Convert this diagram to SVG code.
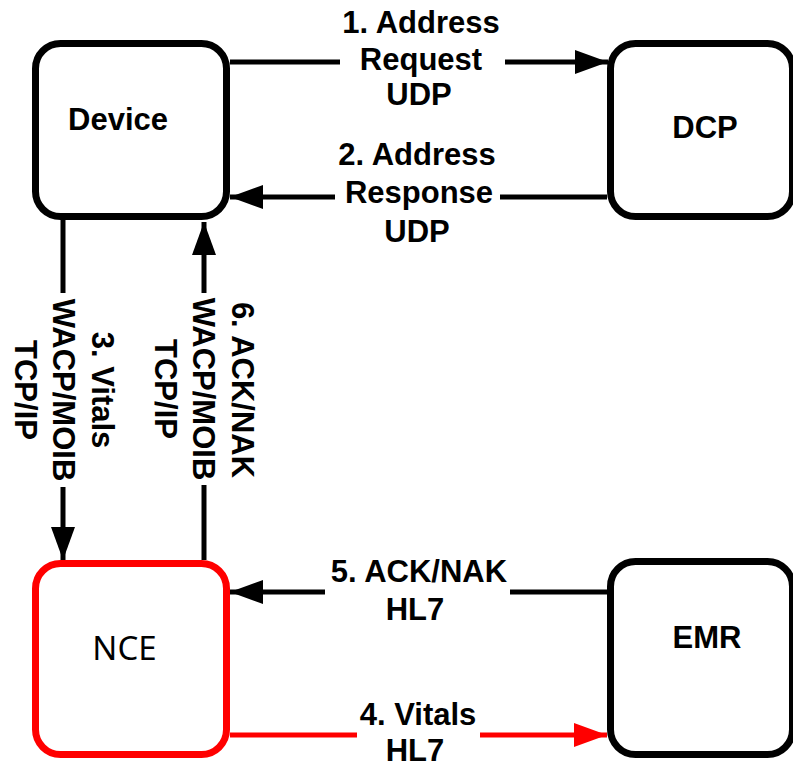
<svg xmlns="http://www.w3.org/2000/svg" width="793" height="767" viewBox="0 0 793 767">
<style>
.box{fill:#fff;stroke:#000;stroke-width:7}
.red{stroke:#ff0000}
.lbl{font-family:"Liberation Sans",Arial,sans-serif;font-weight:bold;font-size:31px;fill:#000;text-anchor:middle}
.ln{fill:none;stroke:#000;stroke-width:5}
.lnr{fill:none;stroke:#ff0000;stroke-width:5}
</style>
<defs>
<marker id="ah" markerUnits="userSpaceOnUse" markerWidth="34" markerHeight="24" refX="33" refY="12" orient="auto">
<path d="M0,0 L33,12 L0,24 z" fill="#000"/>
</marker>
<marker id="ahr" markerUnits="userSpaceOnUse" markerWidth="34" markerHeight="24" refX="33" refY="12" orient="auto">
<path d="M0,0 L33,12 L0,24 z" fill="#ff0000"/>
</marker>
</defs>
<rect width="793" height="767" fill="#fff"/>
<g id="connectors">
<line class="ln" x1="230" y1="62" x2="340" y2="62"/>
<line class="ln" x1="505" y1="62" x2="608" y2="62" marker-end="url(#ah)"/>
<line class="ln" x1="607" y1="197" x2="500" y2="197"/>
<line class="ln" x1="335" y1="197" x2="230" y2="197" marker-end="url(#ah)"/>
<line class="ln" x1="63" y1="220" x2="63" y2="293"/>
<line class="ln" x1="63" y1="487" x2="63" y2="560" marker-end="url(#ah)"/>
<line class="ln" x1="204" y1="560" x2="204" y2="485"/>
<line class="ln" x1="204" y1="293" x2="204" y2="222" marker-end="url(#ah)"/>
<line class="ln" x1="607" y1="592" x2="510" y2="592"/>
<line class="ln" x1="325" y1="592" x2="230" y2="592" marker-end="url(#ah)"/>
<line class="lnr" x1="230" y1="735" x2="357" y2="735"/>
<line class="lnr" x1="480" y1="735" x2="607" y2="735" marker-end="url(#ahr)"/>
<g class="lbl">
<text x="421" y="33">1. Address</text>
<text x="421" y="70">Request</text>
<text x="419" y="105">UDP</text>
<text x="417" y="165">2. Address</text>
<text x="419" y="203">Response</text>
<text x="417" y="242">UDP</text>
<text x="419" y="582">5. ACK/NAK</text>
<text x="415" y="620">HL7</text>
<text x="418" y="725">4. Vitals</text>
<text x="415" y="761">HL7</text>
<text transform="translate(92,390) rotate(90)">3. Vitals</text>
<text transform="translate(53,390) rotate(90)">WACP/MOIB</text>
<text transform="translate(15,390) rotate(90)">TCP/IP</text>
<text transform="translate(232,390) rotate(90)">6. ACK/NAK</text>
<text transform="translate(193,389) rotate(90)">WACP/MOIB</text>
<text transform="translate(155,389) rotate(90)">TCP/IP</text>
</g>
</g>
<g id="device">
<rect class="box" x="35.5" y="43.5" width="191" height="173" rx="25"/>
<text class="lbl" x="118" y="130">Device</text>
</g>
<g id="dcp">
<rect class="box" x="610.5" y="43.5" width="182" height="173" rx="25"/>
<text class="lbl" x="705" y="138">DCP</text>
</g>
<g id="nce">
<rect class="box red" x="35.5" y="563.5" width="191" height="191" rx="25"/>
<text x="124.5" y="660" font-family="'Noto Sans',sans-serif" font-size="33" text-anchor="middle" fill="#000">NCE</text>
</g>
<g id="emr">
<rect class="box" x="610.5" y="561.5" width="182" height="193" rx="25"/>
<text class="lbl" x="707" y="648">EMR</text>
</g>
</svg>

▶ **WHAT THE TASK REQUIRES**:
Quote everything in the listing above exactly; pictures are the only thing to omit.

▶ **FULL SOLUTION**:
Convert this diagram to SVG code.
<svg xmlns="http://www.w3.org/2000/svg" width="793" height="767" viewBox="0 0 793 767">
<style>
.box{fill:#fff;stroke:#000;stroke-width:7}
.red{stroke:#ff0000}
.lbl{font-family:"Liberation Sans",Arial,sans-serif;font-weight:bold;font-size:31px;fill:#000;text-anchor:middle}
.ln{fill:none;stroke:#000;stroke-width:5}
.lnr{fill:none;stroke:#ff0000;stroke-width:5}
</style>
<defs>
<marker id="ah" markerUnits="userSpaceOnUse" markerWidth="34" markerHeight="24" refX="33" refY="12" orient="auto">
<path d="M0,0 L33,12 L0,24 z" fill="#000"/>
</marker>
<marker id="ahr" markerUnits="userSpaceOnUse" markerWidth="34" markerHeight="24" refX="33" refY="12" orient="auto">
<path d="M0,0 L33,12 L0,24 z" fill="#ff0000"/>
</marker>
</defs>
<rect width="793" height="767" fill="#fff"/>
<g id="connectors">
<line class="ln" x1="230" y1="62" x2="340" y2="62"/>
<line class="ln" x1="505" y1="62" x2="608" y2="62" marker-end="url(#ah)"/>
<line class="ln" x1="607" y1="197" x2="500" y2="197"/>
<line class="ln" x1="335" y1="197" x2="230" y2="197" marker-end="url(#ah)"/>
<line class="ln" x1="63" y1="220" x2="63" y2="293"/>
<line class="ln" x1="63" y1="487" x2="63" y2="560" marker-end="url(#ah)"/>
<line class="ln" x1="204" y1="560" x2="204" y2="485"/>
<line class="ln" x1="204" y1="293" x2="204" y2="222" marker-end="url(#ah)"/>
<line class="ln" x1="607" y1="592" x2="510" y2="592"/>
<line class="ln" x1="325" y1="592" x2="230" y2="592" marker-end="url(#ah)"/>
<line class="lnr" x1="230" y1="735" x2="357" y2="735"/>
<line class="lnr" x1="480" y1="735" x2="607" y2="735" marker-end="url(#ahr)"/>
<g class="lbl">
<text x="421" y="33">1. Address</text>
<text x="421" y="70">Request</text>
<text x="419" y="105">UDP</text>
<text x="417" y="165">2. Address</text>
<text x="419" y="203">Response</text>
<text x="417" y="242">UDP</text>
<text x="419" y="582">5. ACK/NAK</text>
<text x="415" y="620">HL7</text>
<text x="418" y="725">4. Vitals</text>
<text x="415" y="761">HL7</text>
<text transform="translate(92,390) rotate(90)">3. Vitals</text>
<text transform="translate(53,390) rotate(90)">WACP/MOIB</text>
<text transform="translate(15,390) rotate(90)">TCP/IP</text>
<text transform="translate(232,390) rotate(90)">6. ACK/NAK</text>
<text transform="translate(193,389) rotate(90)">WACP/MOIB</text>
<text transform="translate(155,389) rotate(90)">TCP/IP</text>
</g>
</g>
<g id="device">
<rect class="box" x="35.5" y="43.5" width="191" height="173" rx="25"/>
<text class="lbl" x="118" y="130">Device</text>
</g>
<g id="dcp">
<rect class="box" x="610.5" y="43.5" width="182" height="173" rx="25"/>
<text class="lbl" x="705" y="138">DCP</text>
</g>
<g id="nce">
<rect class="box red" x="35.5" y="563.5" width="191" height="191" rx="25"/>
<text x="124.5" y="660" font-family="'Noto Sans',sans-serif" font-size="33" text-anchor="middle" fill="#000">NCE</text>
</g>
<g id="emr">
<rect class="box" x="610.5" y="561.5" width="182" height="193" rx="25"/>
<text class="lbl" x="707" y="648">EMR</text>
</g>
</svg>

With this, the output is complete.